I highly recommend this book. It's the best thing I've read all year. If you've not before read about the movement, this is the best place to start - and if you've read a lot about the Movement, you'll be delighted by Zellner's autobiography. He is one of the true living American heroes, and in this memoir he is unfailingly generous to his fellow Movement activists and to the cause they advanced so boldly and against all the institutional forces of American society: Liberty and justice and equality for all.
-Mark Higbee
Amazing, Much Needed Perspective on CRM November 25, 2008 After meeting Mr. Zellner at a lecture on the enduring legacy of the Civil Rights Movement [CRM] I was very intrigued by the story of this white son/grandson of former Klansmen, who became one of the biggest advocates of the movement. In this book Bob shows his transition from a very curious and slightly confused college senior, to a full fledged freedom fighter. He does not idealize himself or the Student Nonviolent Coordinating Committee [SNCC], showing the tensions, fears, and doubts over everything from gender and race relations, to the basic theory of non-violence, as well as the intense brutalization they underwent in their quest for freedom. The story does not end with his departure from SNCC, but continues through his grassroots organizing efforts with GROW, to being abused by the NY State Police, and beyond. This is an amazing story, one that sheds so much new light on one of the most important eras of US history. The book is well written, highly readable, while reflecting the interesting southern sense of humor that seems so characteristic of Zellner. I would recommend this book to anyone, and would call it a must read for anyone with heightened interest in the CRM.
A timely addition to civil rights history November 19, 2008 Mr Zellner, an early SNCC member, has contributed a wonderful account of the civil rights movement as it entered its post 50's phase seeking to confront southern apartheid in the front-line states of Alabama. Mississippi and Louisiana. As one of the few white SNCC field secretaries from 1961, Mr Zellner endured beatings and even torture in a Louisiana prison alongside his sometimes better-known colleagues. More than a simple narrative, however, the book has relevance especially today for those too young to remember that until only a generation ago, some people were not free in the South and as Mr Zellner reminds us, calling an African American "Mr" could earn a severe beating from the police. Partly because of the sacrifice and commitment of SNCC members working on cooperation with other rights organizations, now, we can proudly say "Mr President".

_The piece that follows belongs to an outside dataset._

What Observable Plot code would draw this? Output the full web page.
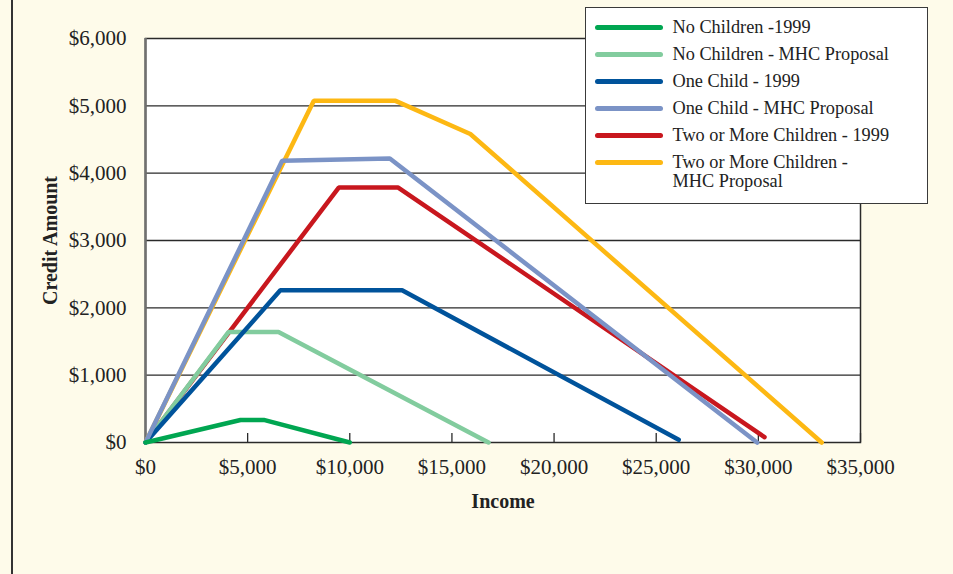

Written as a memoir, "The Wrong Side of Murder Creek" is lively and informative and brings to life the excitement, hardships and dangers confronted by civil rights activists. It is a book which merits inclusion in US civil rights history as does Mr Zellner himself. His unique perspective as the son and grandson of devote Methodists and Ku Klux Klan members, Mr Zellner reminds us that standing up for what you believe in was and perhaps still is, dangerous but necessary.